Весь ваш В. Панов ".
Развитию и укоренению дружеских отношений между тогдашними профессорами много способствовал обычай жить вместе на одной квартире и вести общее хозяйство. Так, Леонтьев жил с Шестаковым в небольшом каменном флигеле на Никитской, по левую сторону, если подниматься от университета; как бы намекая на студенческое сожительство, они приютили у себя, разумеется безвозмездно, одного бедного студента филологического факультета, отделив ему ширмами помещение в зале. Бывало он ходит в своей загородке взад и вперед и читает свою книжку то про себя, то шепотом. Студент этот был не кто другой, как Владимир Иванович Герье, ставший потом профессором всеобщей истории в Московском университете.
Потом Леонтьев и Шестаков жили тоже на общем хозяйстве вместе с Кудрявцевым на Кисловке. Здесь я видел у них в гостях графиню Сальяс, которая была в дружбе с Кудрявцевым, и с тех пор до самой ее смерти поддерживал знакомство с нею. Только уже гораздо позже Леонтьев с Шестаковым поселились вместе с Катковым в его квартире с типографией в Армянском переулке. Тогда Шестаков уже был безнадежно болен параличом. Сначала отнялись у него обе руки и, как кости, бесчувственно болтались по обе стороны; в таком положении прожил он года два и в молодых летах скончался, не успев вполне обнаружить своих высоких дарований и глубокой учености.

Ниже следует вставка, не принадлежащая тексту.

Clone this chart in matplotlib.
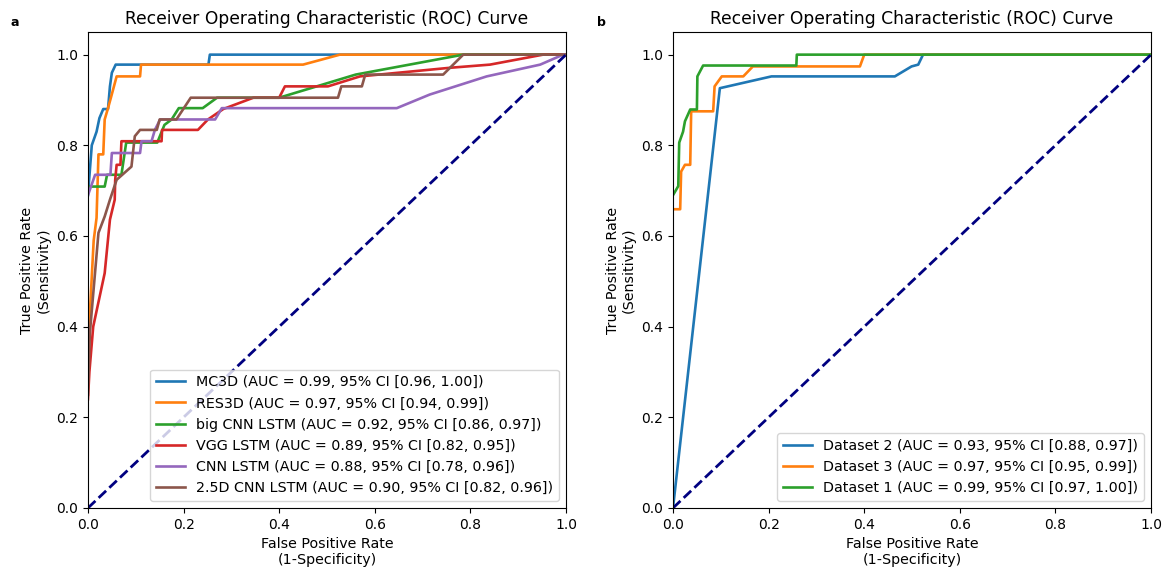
"""Two ROC panels: model comparison (a) and per-dataset results (b)."""

import matplotlib

matplotlib.use("Agg")
import matplotlib.pyplot as plt

# ---- panel a: models -------------------------------------------------------
mc3d_fpr = [0, 0.008, 0.018, 0.024, 0.032, 0.042, 0.046, 0.05, 0.058, 0.252, 0.255, 1.0]
mc3d_tpr = [0.69, 0.80, 0.83, 0.86, 0.88, 0.88, 0.93, 0.96, 0.978, 0.978, 1.0, 1.0]

res3d_fpr = [0, 0.005, 0.012, 0.018, 0.022, 0.032, 0.035, 0.042, 0.048, 0.06, 0.109, 0.111, 0.45, 0.527, 1.0]
res3d_tpr = [0.29, 0.45, 0.59, 0.64, 0.78, 0.78, 0.857, 0.882, 0.905, 0.952, 0.952, 0.978, 0.978, 1.0, 1.0]

bigcnn_fpr = [0, 0.035, 0.04, 0.07, 0.08, 0.145, 0.16, 0.175, 0.19, 0.24, 0.27, 0.40, 0.56, 0.785, 1.0]
bigcnn_tpr = [0.709, 0.709, 0.735, 0.735, 0.806, 0.806, 0.845, 0.857, 0.882, 0.882, 0.905, 0.905, 0.956, 1.0, 1.0]

vgg_fpr = [0, 0.003, 0.011, 0.035, 0.046, 0.056, 0.057, 0.06, 0.068, 0.07, 0.154, 0.155, 0.23,
           0.251, 0.283, 0.346, 0.40, 0.412, 0.502, 0.569, 0.757, 0.841, 0.952, 1.0]
vgg_tpr = [0.24, 0.30, 0.40, 0.518, 0.636, 0.68, 0.724, 0.757, 0.757, 0.809, 0.809, 0.834, 0.834,
           0.857, 0.88, 0.905, 0.905, 0.93, 0.93, 0.952, 0.971, 0.978, 1.0, 1.0]

cnn_fpr = [0, 0.015, 0.047, 0.05, 0.109, 0.112, 0.133, 0.14, 0.151, 0.266, 0.28, 0.646, 0.715,
           0.834, 0.946, 0.994, 1.0]
cnn_tpr = [0.69, 0.735, 0.735, 0.783, 0.783, 0.809, 0.809, 0.834, 0.857, 0.857, 0.882, 0.882, 0.912,
           0.952, 0.978, 1.0, 1.0]

cnn25_fpr = [0, 0.004, 0.022, 0.035, 0.046, 0.06, 0.091, 0.098, 0.109, 0.144, 0.15, 0.185, 0.215,
             0.523, 0.53, 0.573, 0.58, 0.743, 0.785, 1.0]
cnn25_tpr = [0.25, 0.386, 0.607, 0.643, 0.68, 0.724, 0.753, 0.82, 0.834, 0.834, 0.857, 0.857, 0.905,
             0.905, 0.93, 0.93, 0.956, 0.956, 1.0, 1.0]

model_labels = [
    "MC3D (AUC = 0.99, 95% CI [0.96, 1.00])",
    "RES3D (AUC = 0.97, 95% CI [0.94, 0.99])",
    "big CNN LSTM (AUC = 0.92, 95% CI [0.86, 0.97])",
    "VGG LSTM (AUC = 0.89, 95% CI [0.82, 0.95])",
    "CNN LSTM (AUC = 0.88, 95% CI [0.78, 0.96])",
    "2.5D CNN LSTM (AUC = 0.90, 95% CI [0.82, 0.96])",
]

# ---- panel b: datasets -----------------------------------------------------
ds2_fpr = [0, 0.098, 0.206, 0.464, 0.499, 0.513, 0.523, 1.0]
ds2_tpr = [0, 0.926, 0.952, 0.952, 0.974, 0.978, 1.0, 1.0]

ds3_fpr = [0, 0.015, 0.017, 0.025, 0.036, 0.038, 0.084, 0.087, 0.102, 0.147, 0.167, 0.391, 0.40, 1.0]
ds3_tpr = [0.659, 0.659, 0.742, 0.757, 0.757, 0.875, 0.875, 0.93, 0.952, 0.952, 0.974, 0.974, 1.0, 1.0]

ds1_fpr = [0, 0.011, 0.013, 0.021, 0.025, 0.036, 0.05, 0.051, 0.063, 0.258, 0.259, 1.0]
ds1_tpr = [0.69, 0.71, 0.806, 0.83, 0.853, 0.879, 0.879, 0.952, 0.976, 0.976, 1.0, 1.0]

dataset_labels = [
    "Dataset 2 (AUC = 0.93, 95% CI [0.88, 0.97])",
    "Dataset 3 (AUC = 0.97, 95% CI [0.95, 0.99])",
    "Dataset 1 (AUC = 0.99, 95% CI [0.97, 1.00])",
]

TITLE = "Receiver Operating Characteristic (ROC) Curve"

fig = plt.figure(figsize=(11.68, 5.70), dpi=100)
ax_a = fig.add_axes([0.0753, 0.1088, 0.4093, 0.8351])
ax_b = fig.add_axes([0.5762, 0.1088, 0.4093, 0.8351])

model_curves = [(mc3d_fpr, mc3d_tpr), (res3d_fpr, res3d_tpr), (bigcnn_fpr, bigcnn_tpr),
                (vgg_fpr, vgg_tpr), (cnn_fpr, cnn_tpr), (cnn25_fpr, cnn25_tpr)]
for (f, t), lab in zip(model_curves, model_labels):
    ax_a.plot(f, t, lw=1.9, label=lab)

dataset_curves = [(ds2_fpr, ds2_tpr), (ds3_fpr, ds3_tpr), (ds1_fpr, ds1_tpr)]
for (f, t), lab in zip(dataset_curves, dataset_labels):
    ax_b.plot(f, t, lw=1.9, label=lab)

for ax in (ax_a, ax_b):
    ax.plot([0, 1], [0, 1], color="navy", lw=2, ls="--")
    ax.set_xlim(0.0, 1.0)
    ax.set_ylim(0.0, 1.05)
    ax.set_xlabel("False Positive Rate\n(1-Specificity)", fontsize=10.3)
    ax.set_ylabel("True Positive Rate\n(Sensitivity)", fontsize=10.3)
    ax.set_title(TITLE, fontsize=12.3)
    ax.tick_params(labelsize=10)
    ax.legend(loc="lower right", fontsize=10.3)

fig.text(0.009, 0.955, "a", fontsize=9, fontweight="bold")
fig.text(0.511, 0.955, "b", fontsize=9, fontweight="bold")

fig.savefig("out.png", dpi=100)
plt.close(fig)
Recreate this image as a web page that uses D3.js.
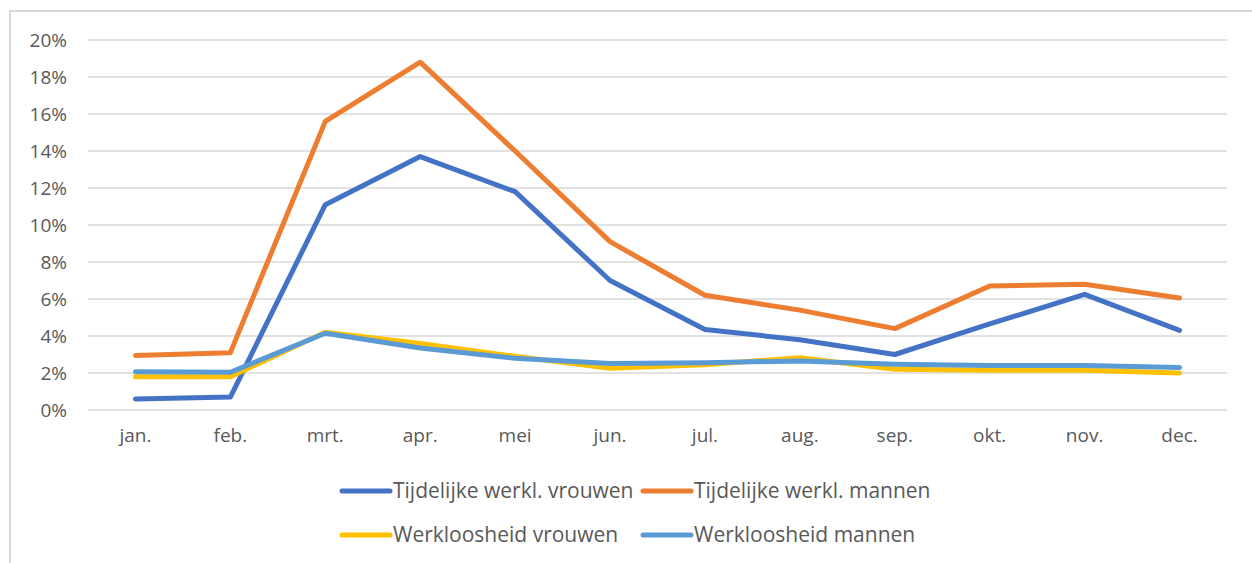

До своего перемещения в Армянский переулок Катков жил на площади у Страстного монастыря, в доме Римской-Корсаковой, родной сестры Грибоедова, как говорят, послужившей ему оригиналом для Софьи, героини его комедии "Горе от ума". Впоследствии дом этот принадлежал Строгановской школе рисования, переименованной потом в художественно-промышленное училище при его директоре, Викторе Ивановиче Бутовском. Престарелая вдова Римская-Корсакова занимала одна-одинехонька весь бельэтаж с своими ровесницами, сенными девушками, играя с утра до вечера с ними в карты на орехи, а не на деньги, а весь верх отдавала даром своей подруге и сверстнице - матери Каткова с двумя ее сыновьями - Михаилом Никифоровичем и Мефодием Никифоровичем. Леонтьев и Шестаков жили тогда еще отдельно от Каткова.
В "Моих Воспоминаниях", говоря о профессорах филологического факультета тридцатых, сороковых и пятидесятых годов, я опустил многое, что глубоко захватывало существенные интересы моей жизни. К таким событиям принадлежит выход Степана Петровича Шевырева из Московского университета и мое вступление на опустелую после него кафедру истории всеобщей и русской литературы.